⟨
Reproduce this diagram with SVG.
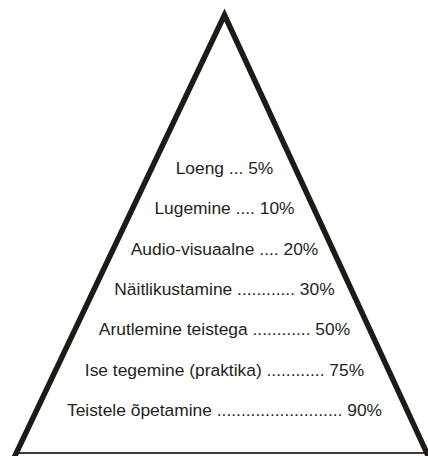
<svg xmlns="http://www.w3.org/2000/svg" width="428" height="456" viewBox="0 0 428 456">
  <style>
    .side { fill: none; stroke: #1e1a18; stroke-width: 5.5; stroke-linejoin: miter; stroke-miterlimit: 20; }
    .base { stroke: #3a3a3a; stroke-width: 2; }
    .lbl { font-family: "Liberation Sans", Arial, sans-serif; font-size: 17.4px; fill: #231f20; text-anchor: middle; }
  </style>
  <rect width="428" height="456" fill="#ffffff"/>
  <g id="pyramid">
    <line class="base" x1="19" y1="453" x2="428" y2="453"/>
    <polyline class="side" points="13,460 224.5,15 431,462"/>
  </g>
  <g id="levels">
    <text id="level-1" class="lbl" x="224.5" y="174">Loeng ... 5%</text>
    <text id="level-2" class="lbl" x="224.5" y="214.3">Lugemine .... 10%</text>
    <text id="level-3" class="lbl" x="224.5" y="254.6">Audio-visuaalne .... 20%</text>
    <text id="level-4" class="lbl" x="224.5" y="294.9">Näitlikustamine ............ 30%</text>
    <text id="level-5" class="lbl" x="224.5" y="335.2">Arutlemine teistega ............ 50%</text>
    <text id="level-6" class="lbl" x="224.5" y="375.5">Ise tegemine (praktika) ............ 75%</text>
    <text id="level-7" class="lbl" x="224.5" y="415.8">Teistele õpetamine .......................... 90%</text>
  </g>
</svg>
⟩
_Task description:_
Transcribe all the lines above exactly, apart from the pictures.

_Answer to the task:_
Reproduce this diagram with SVG.
<svg xmlns="http://www.w3.org/2000/svg" width="428" height="456" viewBox="0 0 428 456">
  <style>
    .side { fill: none; stroke: #1e1a18; stroke-width: 5.5; stroke-linejoin: miter; stroke-miterlimit: 20; }
    .base { stroke: #3a3a3a; stroke-width: 2; }
    .lbl { font-family: "Liberation Sans", Arial, sans-serif; font-size: 17.4px; fill: #231f20; text-anchor: middle; }
  </style>
  <rect width="428" height="456" fill="#ffffff"/>
  <g id="pyramid">
    <line class="base" x1="19" y1="453" x2="428" y2="453"/>
    <polyline class="side" points="13,460 224.5,15 431,462"/>
  </g>
  <g id="levels">
    <text id="level-1" class="lbl" x="224.5" y="174">Loeng ... 5%</text>
    <text id="level-2" class="lbl" x="224.5" y="214.3">Lugemine .... 10%</text>
    <text id="level-3" class="lbl" x="224.5" y="254.6">Audio-visuaalne .... 20%</text>
    <text id="level-4" class="lbl" x="224.5" y="294.9">Näitlikustamine ............ 30%</text>
    <text id="level-5" class="lbl" x="224.5" y="335.2">Arutlemine teistega ............ 50%</text>
    <text id="level-6" class="lbl" x="224.5" y="375.5">Ise tegemine (praktika) ............ 75%</text>
    <text id="level-7" class="lbl" x="224.5" y="415.8">Teistele õpetamine .......................... 90%</text>
  </g>
</svg>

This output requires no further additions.